◆ Directive
Reproduce exactly the run of lines from the one containing "Give me the Bokeh source for this chart." through the one containing "from bokeh.resources import INLINE". Pictures do not belong in the copy.

◆ Items listed in a dataset
####################
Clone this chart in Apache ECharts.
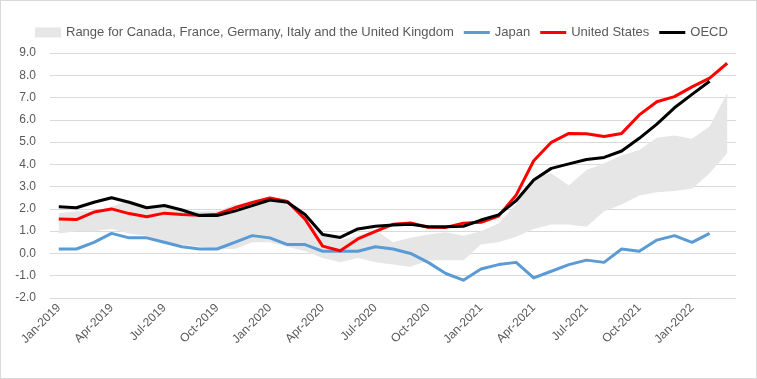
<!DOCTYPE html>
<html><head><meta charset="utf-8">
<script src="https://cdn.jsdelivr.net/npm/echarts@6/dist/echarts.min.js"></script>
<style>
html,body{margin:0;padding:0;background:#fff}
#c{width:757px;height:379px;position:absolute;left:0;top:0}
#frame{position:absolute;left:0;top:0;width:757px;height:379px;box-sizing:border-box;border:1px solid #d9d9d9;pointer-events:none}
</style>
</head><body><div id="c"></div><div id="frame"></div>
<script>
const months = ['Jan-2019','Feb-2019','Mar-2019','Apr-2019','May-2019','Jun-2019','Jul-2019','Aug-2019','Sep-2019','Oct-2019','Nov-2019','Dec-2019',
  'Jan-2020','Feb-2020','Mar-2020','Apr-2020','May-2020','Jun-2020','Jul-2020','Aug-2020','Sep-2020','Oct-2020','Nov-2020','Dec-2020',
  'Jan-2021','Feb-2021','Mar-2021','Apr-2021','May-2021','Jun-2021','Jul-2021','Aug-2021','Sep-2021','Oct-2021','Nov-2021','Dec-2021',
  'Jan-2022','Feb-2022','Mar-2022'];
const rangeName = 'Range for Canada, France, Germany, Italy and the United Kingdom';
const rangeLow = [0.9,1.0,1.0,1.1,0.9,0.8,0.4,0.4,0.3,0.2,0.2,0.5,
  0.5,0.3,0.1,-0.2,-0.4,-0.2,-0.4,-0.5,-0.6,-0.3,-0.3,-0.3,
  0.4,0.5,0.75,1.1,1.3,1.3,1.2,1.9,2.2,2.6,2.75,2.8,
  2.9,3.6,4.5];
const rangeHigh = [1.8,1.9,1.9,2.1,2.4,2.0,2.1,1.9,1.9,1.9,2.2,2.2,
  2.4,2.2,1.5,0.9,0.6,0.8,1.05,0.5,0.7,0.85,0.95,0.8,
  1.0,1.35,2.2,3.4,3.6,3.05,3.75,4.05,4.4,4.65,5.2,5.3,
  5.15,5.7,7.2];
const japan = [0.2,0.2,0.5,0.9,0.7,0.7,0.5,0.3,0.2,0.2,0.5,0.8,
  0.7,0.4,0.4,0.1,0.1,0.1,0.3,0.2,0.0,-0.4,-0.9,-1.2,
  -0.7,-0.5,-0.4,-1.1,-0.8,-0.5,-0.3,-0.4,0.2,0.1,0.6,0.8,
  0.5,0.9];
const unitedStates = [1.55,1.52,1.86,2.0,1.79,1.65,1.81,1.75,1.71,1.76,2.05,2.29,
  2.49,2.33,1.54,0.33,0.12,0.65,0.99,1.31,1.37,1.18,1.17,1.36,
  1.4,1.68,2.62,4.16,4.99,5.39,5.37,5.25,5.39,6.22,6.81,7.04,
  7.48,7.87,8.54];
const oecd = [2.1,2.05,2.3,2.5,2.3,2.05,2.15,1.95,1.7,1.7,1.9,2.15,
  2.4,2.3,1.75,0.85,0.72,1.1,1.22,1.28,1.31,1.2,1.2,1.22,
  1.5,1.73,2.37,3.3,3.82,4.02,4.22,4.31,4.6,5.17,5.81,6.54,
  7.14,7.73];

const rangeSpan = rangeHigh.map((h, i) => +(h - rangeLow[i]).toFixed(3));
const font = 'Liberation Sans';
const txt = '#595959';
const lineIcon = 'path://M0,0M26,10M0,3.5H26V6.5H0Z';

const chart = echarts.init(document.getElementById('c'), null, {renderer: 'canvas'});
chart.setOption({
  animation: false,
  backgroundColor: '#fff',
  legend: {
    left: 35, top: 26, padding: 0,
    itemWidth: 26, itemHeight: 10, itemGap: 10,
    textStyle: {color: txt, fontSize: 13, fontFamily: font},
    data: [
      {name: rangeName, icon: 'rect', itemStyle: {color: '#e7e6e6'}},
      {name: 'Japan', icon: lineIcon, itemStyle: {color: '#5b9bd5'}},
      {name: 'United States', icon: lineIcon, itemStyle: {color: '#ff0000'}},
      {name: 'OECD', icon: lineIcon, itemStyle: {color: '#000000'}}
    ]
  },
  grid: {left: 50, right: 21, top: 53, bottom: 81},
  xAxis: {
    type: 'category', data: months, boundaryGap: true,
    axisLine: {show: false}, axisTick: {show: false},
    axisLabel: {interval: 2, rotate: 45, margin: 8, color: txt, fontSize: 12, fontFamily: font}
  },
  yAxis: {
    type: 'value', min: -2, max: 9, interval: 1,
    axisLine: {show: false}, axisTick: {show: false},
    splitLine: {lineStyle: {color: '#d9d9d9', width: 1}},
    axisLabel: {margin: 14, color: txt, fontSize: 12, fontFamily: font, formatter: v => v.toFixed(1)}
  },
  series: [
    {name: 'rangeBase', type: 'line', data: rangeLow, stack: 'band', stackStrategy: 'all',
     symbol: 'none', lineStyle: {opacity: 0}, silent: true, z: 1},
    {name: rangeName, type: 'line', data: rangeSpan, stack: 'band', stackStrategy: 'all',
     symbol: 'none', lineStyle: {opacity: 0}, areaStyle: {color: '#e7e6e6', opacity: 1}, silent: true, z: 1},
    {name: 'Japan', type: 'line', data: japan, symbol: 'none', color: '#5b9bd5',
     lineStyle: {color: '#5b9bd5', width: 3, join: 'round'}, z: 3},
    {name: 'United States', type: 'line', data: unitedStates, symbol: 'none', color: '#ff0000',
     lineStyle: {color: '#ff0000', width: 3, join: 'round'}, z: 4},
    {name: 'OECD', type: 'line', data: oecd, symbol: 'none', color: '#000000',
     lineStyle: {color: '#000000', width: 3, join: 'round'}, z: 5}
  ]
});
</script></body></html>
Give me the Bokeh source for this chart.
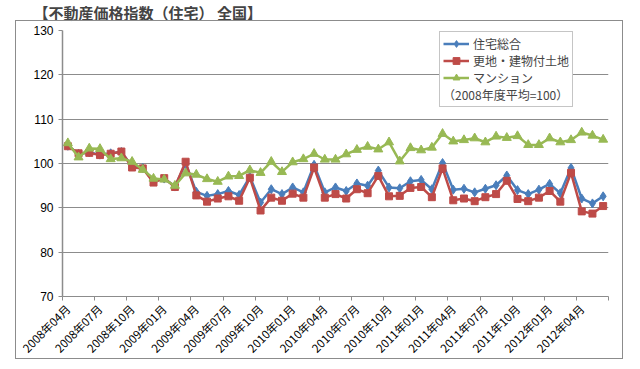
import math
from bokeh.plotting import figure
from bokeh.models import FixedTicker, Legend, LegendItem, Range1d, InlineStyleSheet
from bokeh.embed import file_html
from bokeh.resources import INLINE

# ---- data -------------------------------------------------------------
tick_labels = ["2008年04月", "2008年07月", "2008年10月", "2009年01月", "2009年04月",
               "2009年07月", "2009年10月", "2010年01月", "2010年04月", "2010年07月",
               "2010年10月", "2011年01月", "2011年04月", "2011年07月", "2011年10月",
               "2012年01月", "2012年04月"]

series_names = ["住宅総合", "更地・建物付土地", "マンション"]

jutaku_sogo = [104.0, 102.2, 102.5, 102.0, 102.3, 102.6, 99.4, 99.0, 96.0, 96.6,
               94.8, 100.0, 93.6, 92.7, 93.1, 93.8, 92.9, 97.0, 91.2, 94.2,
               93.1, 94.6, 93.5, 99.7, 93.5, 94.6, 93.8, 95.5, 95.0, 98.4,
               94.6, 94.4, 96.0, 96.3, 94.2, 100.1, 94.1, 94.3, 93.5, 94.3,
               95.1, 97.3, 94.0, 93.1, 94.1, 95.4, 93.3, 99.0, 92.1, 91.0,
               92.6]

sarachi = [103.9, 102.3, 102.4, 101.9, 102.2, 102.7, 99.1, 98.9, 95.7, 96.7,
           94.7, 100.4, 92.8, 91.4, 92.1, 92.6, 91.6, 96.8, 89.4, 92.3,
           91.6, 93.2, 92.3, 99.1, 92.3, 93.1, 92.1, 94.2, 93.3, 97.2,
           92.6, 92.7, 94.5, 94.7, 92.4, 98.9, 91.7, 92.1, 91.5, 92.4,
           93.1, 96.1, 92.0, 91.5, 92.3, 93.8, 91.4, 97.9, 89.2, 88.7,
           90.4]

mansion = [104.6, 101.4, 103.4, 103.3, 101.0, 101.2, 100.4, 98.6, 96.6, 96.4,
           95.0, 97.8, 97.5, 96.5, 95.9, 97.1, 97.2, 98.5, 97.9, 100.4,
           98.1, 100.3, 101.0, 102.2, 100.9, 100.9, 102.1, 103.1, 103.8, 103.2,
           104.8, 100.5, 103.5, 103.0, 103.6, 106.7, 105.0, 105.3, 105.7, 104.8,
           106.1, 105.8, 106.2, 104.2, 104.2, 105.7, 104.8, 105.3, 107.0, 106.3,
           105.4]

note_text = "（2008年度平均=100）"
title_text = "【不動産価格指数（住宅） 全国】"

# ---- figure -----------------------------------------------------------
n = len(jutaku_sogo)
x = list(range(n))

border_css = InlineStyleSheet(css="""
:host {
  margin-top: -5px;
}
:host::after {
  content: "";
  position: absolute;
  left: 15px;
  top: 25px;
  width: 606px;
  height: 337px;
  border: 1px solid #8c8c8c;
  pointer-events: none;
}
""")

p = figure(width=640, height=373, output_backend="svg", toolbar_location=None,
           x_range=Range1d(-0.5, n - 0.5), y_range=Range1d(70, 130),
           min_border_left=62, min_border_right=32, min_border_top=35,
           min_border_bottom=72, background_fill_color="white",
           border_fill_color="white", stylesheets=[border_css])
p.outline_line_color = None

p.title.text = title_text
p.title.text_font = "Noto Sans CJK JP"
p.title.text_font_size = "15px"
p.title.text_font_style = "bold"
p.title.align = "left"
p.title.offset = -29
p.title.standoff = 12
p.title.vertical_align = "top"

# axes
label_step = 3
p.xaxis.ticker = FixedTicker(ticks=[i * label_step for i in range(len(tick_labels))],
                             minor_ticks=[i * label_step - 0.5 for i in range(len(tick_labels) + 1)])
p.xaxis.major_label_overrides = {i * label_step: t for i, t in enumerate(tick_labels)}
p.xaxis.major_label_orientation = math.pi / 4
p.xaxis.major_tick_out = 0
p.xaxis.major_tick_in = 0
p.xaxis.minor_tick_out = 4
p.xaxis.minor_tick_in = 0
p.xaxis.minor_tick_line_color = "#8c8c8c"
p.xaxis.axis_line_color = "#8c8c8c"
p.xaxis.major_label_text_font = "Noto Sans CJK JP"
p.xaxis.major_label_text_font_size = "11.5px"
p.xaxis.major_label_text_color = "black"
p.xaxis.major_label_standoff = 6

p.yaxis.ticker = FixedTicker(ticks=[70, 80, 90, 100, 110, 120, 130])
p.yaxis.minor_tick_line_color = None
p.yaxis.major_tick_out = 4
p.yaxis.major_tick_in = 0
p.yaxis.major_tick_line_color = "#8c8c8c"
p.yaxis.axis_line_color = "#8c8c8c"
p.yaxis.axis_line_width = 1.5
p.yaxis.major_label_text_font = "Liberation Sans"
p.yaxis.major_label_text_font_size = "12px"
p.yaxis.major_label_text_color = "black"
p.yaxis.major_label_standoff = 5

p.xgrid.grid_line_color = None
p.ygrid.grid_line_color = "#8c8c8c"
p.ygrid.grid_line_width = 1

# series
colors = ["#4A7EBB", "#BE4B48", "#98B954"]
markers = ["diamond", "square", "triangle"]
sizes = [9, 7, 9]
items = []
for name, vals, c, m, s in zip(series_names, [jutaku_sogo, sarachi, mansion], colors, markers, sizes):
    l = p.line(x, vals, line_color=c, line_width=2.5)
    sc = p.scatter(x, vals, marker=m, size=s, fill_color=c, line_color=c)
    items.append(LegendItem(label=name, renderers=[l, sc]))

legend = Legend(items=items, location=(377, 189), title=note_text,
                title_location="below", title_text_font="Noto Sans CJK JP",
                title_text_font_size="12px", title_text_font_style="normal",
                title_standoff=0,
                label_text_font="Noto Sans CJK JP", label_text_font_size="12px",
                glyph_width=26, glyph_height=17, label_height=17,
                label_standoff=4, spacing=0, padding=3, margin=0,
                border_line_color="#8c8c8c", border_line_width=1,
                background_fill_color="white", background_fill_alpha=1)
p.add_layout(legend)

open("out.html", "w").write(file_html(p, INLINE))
####################
◆ Exercise answer
Give me the Bokeh source for this chart.
import math
from bokeh.plotting import figure
from bokeh.models import FixedTicker, Legend, LegendItem, Range1d, InlineStyleSheet
from bokeh.embed import file_html
from bokeh.resources import INLINE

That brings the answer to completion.